Likewise, according to Canon 107, Catholics, unlike most Protestants, generally acquire their pastor through place of residence (technically domicile or quasi-domicile) as canon law presumes laws to be territorial. Even when, as frequently happens in the United States, a Catholic registers and worships in a parish different from his or her territorial parish, this latter parish remains the proper channel and authority for any permissions and dispensations required by canon law.
The widespread custom in the United States of people registering at a parish other than their territorial parish is rather the exception than the norm. This is perhaps due to the ease of mobility in that country and also because the concept of parish territoriality is somewhat weaker as historically many national parishes were established to cater to successive waves of immigrants.
Catholic worship around the world has historically revolved around territorial parishes forming a worshipping community. I would sustain that consequently Catholics should generally assist and support their local parish, supposing that the faithful’s right to authentic Catholic worship is provided for in that parish.
This is not a strict legal obligation, however, and the code is sufficiently flexible to allow for differences in religious sensibilities in practice and worship.
For example, Canon 112 on changing from one Catholic rite to another is illustrative. Canon 112 sets strict conditions for a Latin-rite Catholic to switch rites to an Eastern Catholic Church. In most cases this requires permission from the Apostolic See.
Canon 112.2 states that not even prolonged practice and reception of the sacraments in another ritual Church entails enrollment in that Church. In effect the canon distinguishes membership from liturgical practice. Any Catholic is allowed, even habitually, to receive most sacraments in a ritual Church different from his or her ritual Church, without formally becoming a member of the Church.

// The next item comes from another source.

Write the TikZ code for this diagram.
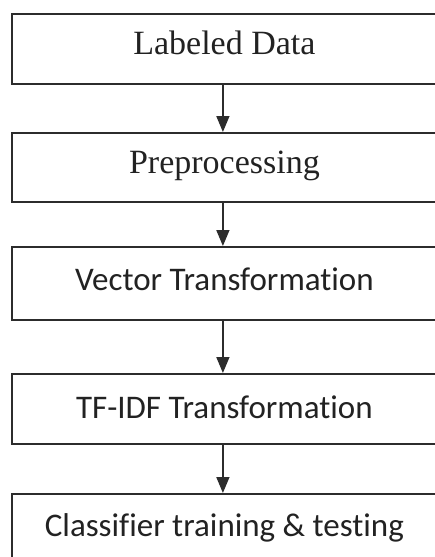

For instance, if, for solid spiritual reasons, an adult baptized and confirmed in the Roman rite begins to practice in a Maronite parish, he or she may receive the Eucharist, the sacrament of reconciliation, and anointing of the sick without any need to formally switch rites. If a man in this situation wished to enter holy orders, or if a couple of Latin-rite Catholics wish to marry according to the Maronite rite, then permission would normally be needed to formally switch rites.
If this flexibility is practiced among various Catholic rites, even more so it may be observed among diverse parishes of the same rite.